> WRITTEN EXERCISE
Reproduce the full listing below unchanged, apart from the pictures.
* * * * *
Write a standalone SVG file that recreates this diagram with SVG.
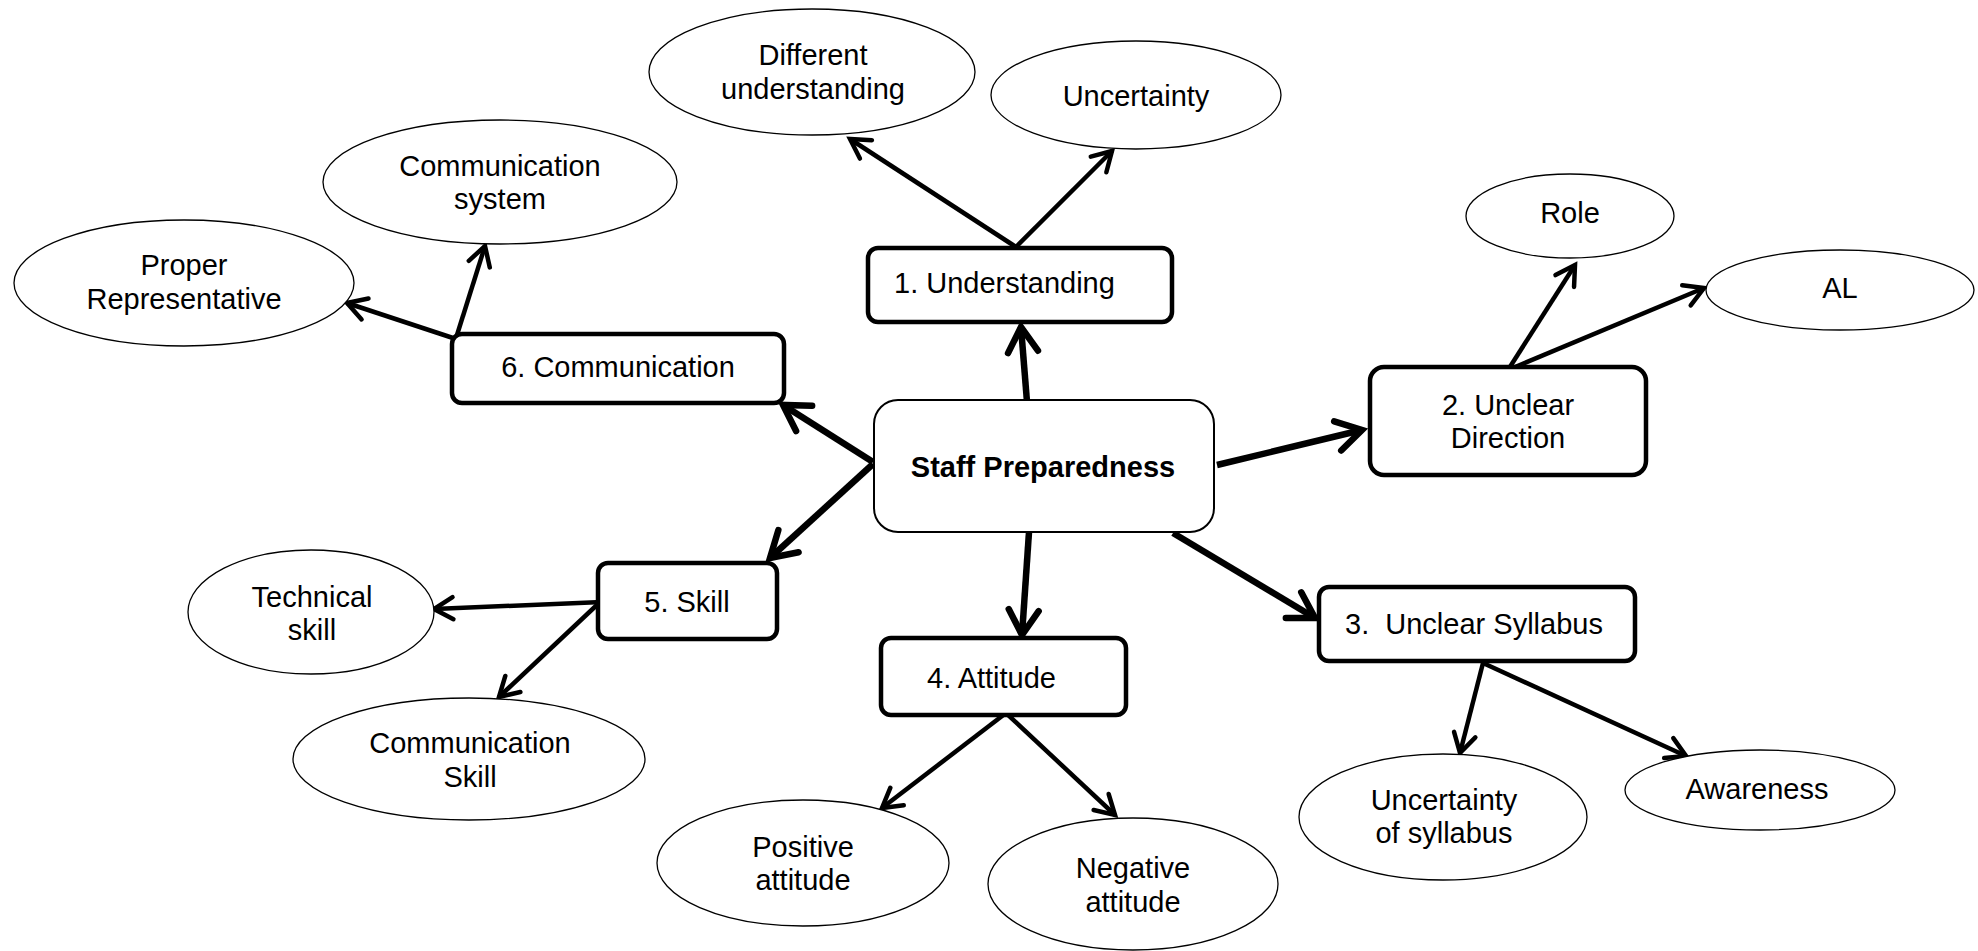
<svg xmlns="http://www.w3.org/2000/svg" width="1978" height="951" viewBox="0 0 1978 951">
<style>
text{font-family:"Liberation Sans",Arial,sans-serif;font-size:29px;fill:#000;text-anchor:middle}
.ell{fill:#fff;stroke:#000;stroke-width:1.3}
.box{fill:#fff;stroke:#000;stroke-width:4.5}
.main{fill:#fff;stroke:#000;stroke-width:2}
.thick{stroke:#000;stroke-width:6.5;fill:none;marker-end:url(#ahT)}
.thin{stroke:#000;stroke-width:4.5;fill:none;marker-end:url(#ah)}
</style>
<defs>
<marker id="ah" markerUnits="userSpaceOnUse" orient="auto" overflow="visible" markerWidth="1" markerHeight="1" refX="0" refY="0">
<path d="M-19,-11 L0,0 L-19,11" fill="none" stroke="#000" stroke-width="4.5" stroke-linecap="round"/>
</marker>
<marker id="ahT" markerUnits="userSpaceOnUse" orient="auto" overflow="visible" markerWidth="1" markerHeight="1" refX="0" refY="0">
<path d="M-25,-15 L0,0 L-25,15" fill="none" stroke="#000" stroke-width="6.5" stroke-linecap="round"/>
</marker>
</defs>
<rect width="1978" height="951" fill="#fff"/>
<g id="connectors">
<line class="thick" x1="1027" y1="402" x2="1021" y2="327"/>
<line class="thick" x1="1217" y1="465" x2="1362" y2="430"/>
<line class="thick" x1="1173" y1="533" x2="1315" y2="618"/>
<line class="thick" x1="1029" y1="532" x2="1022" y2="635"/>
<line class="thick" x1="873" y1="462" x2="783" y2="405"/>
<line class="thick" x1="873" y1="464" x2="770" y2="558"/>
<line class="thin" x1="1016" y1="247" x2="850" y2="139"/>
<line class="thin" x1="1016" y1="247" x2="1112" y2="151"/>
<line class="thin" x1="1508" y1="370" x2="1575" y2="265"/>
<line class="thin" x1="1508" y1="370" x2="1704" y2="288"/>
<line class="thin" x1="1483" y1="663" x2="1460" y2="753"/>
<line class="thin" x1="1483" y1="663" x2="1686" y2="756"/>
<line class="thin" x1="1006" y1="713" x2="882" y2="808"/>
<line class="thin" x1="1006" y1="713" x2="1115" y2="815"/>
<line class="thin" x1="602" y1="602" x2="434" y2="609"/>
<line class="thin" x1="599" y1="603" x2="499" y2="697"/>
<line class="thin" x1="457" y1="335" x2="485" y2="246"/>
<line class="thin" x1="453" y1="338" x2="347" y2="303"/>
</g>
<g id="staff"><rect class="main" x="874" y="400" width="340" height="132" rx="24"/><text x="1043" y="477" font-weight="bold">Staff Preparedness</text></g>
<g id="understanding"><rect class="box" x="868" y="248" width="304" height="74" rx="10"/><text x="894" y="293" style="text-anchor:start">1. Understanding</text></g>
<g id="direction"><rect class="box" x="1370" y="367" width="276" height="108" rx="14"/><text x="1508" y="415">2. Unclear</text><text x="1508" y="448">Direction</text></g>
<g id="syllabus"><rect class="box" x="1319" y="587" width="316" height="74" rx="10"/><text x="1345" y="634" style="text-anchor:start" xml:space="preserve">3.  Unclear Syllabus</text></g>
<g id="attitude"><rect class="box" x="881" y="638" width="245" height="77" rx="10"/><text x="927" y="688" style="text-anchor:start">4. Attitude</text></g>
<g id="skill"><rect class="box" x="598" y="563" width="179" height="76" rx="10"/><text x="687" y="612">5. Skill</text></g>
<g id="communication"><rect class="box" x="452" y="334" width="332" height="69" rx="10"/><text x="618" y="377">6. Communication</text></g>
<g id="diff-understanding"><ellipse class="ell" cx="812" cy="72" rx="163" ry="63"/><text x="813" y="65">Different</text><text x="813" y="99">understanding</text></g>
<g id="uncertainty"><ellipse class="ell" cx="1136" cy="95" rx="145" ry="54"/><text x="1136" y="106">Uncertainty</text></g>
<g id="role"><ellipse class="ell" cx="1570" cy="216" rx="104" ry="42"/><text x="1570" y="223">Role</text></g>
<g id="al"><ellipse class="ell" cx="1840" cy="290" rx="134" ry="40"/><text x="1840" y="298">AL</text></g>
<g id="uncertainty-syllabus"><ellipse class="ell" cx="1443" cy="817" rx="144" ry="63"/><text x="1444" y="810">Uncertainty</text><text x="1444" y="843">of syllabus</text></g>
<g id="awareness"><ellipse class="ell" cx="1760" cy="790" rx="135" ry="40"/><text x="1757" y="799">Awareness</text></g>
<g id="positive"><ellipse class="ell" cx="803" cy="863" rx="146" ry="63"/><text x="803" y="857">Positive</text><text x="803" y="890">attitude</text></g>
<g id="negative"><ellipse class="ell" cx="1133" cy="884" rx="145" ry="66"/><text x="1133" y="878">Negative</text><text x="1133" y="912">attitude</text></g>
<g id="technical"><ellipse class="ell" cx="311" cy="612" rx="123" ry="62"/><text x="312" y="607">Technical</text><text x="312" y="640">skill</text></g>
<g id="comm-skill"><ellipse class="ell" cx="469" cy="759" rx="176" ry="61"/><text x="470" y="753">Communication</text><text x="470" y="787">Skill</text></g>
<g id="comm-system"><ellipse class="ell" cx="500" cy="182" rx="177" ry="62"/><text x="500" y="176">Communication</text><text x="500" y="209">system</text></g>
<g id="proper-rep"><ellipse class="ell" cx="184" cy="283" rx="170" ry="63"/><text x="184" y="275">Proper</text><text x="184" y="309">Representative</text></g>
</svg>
* * * * *
> FINAL ANSWER
Write a standalone SVG file that recreates this diagram with SVG.
<svg xmlns="http://www.w3.org/2000/svg" width="1978" height="951" viewBox="0 0 1978 951">
<style>
text{font-family:"Liberation Sans",Arial,sans-serif;font-size:29px;fill:#000;text-anchor:middle}
.ell{fill:#fff;stroke:#000;stroke-width:1.3}
.box{fill:#fff;stroke:#000;stroke-width:4.5}
.main{fill:#fff;stroke:#000;stroke-width:2}
.thick{stroke:#000;stroke-width:6.5;fill:none;marker-end:url(#ahT)}
.thin{stroke:#000;stroke-width:4.5;fill:none;marker-end:url(#ah)}
</style>
<defs>
<marker id="ah" markerUnits="userSpaceOnUse" orient="auto" overflow="visible" markerWidth="1" markerHeight="1" refX="0" refY="0">
<path d="M-19,-11 L0,0 L-19,11" fill="none" stroke="#000" stroke-width="4.5" stroke-linecap="round"/>
</marker>
<marker id="ahT" markerUnits="userSpaceOnUse" orient="auto" overflow="visible" markerWidth="1" markerHeight="1" refX="0" refY="0">
<path d="M-25,-15 L0,0 L-25,15" fill="none" stroke="#000" stroke-width="6.5" stroke-linecap="round"/>
</marker>
</defs>
<rect width="1978" height="951" fill="#fff"/>
<g id="connectors">
<line class="thick" x1="1027" y1="402" x2="1021" y2="327"/>
<line class="thick" x1="1217" y1="465" x2="1362" y2="430"/>
<line class="thick" x1="1173" y1="533" x2="1315" y2="618"/>
<line class="thick" x1="1029" y1="532" x2="1022" y2="635"/>
<line class="thick" x1="873" y1="462" x2="783" y2="405"/>
<line class="thick" x1="873" y1="464" x2="770" y2="558"/>
<line class="thin" x1="1016" y1="247" x2="850" y2="139"/>
<line class="thin" x1="1016" y1="247" x2="1112" y2="151"/>
<line class="thin" x1="1508" y1="370" x2="1575" y2="265"/>
<line class="thin" x1="1508" y1="370" x2="1704" y2="288"/>
<line class="thin" x1="1483" y1="663" x2="1460" y2="753"/>
<line class="thin" x1="1483" y1="663" x2="1686" y2="756"/>
<line class="thin" x1="1006" y1="713" x2="882" y2="808"/>
<line class="thin" x1="1006" y1="713" x2="1115" y2="815"/>
<line class="thin" x1="602" y1="602" x2="434" y2="609"/>
<line class="thin" x1="599" y1="603" x2="499" y2="697"/>
<line class="thin" x1="457" y1="335" x2="485" y2="246"/>
<line class="thin" x1="453" y1="338" x2="347" y2="303"/>
</g>
<g id="staff"><rect class="main" x="874" y="400" width="340" height="132" rx="24"/><text x="1043" y="477" font-weight="bold">Staff Preparedness</text></g>
<g id="understanding"><rect class="box" x="868" y="248" width="304" height="74" rx="10"/><text x="894" y="293" style="text-anchor:start">1. Understanding</text></g>
<g id="direction"><rect class="box" x="1370" y="367" width="276" height="108" rx="14"/><text x="1508" y="415">2. Unclear</text><text x="1508" y="448">Direction</text></g>
<g id="syllabus"><rect class="box" x="1319" y="587" width="316" height="74" rx="10"/><text x="1345" y="634" style="text-anchor:start" xml:space="preserve">3.  Unclear Syllabus</text></g>
<g id="attitude"><rect class="box" x="881" y="638" width="245" height="77" rx="10"/><text x="927" y="688" style="text-anchor:start">4. Attitude</text></g>
<g id="skill"><rect class="box" x="598" y="563" width="179" height="76" rx="10"/><text x="687" y="612">5. Skill</text></g>
<g id="communication"><rect class="box" x="452" y="334" width="332" height="69" rx="10"/><text x="618" y="377">6. Communication</text></g>
<g id="diff-understanding"><ellipse class="ell" cx="812" cy="72" rx="163" ry="63"/><text x="813" y="65">Different</text><text x="813" y="99">understanding</text></g>
<g id="uncertainty"><ellipse class="ell" cx="1136" cy="95" rx="145" ry="54"/><text x="1136" y="106">Uncertainty</text></g>
<g id="role"><ellipse class="ell" cx="1570" cy="216" rx="104" ry="42"/><text x="1570" y="223">Role</text></g>
<g id="al"><ellipse class="ell" cx="1840" cy="290" rx="134" ry="40"/><text x="1840" y="298">AL</text></g>
<g id="uncertainty-syllabus"><ellipse class="ell" cx="1443" cy="817" rx="144" ry="63"/><text x="1444" y="810">Uncertainty</text><text x="1444" y="843">of syllabus</text></g>
<g id="awareness"><ellipse class="ell" cx="1760" cy="790" rx="135" ry="40"/><text x="1757" y="799">Awareness</text></g>
<g id="positive"><ellipse class="ell" cx="803" cy="863" rx="146" ry="63"/><text x="803" y="857">Positive</text><text x="803" y="890">attitude</text></g>
<g id="negative"><ellipse class="ell" cx="1133" cy="884" rx="145" ry="66"/><text x="1133" y="878">Negative</text><text x="1133" y="912">attitude</text></g>
<g id="technical"><ellipse class="ell" cx="311" cy="612" rx="123" ry="62"/><text x="312" y="607">Technical</text><text x="312" y="640">skill</text></g>
<g id="comm-skill"><ellipse class="ell" cx="469" cy="759" rx="176" ry="61"/><text x="470" y="753">Communication</text><text x="470" y="787">Skill</text></g>
<g id="comm-system"><ellipse class="ell" cx="500" cy="182" rx="177" ry="62"/><text x="500" y="176">Communication</text><text x="500" y="209">system</text></g>
<g id="proper-rep"><ellipse class="ell" cx="184" cy="283" rx="170" ry="63"/><text x="184" y="275">Proper</text><text x="184" y="309">Representative</text></g>
</svg>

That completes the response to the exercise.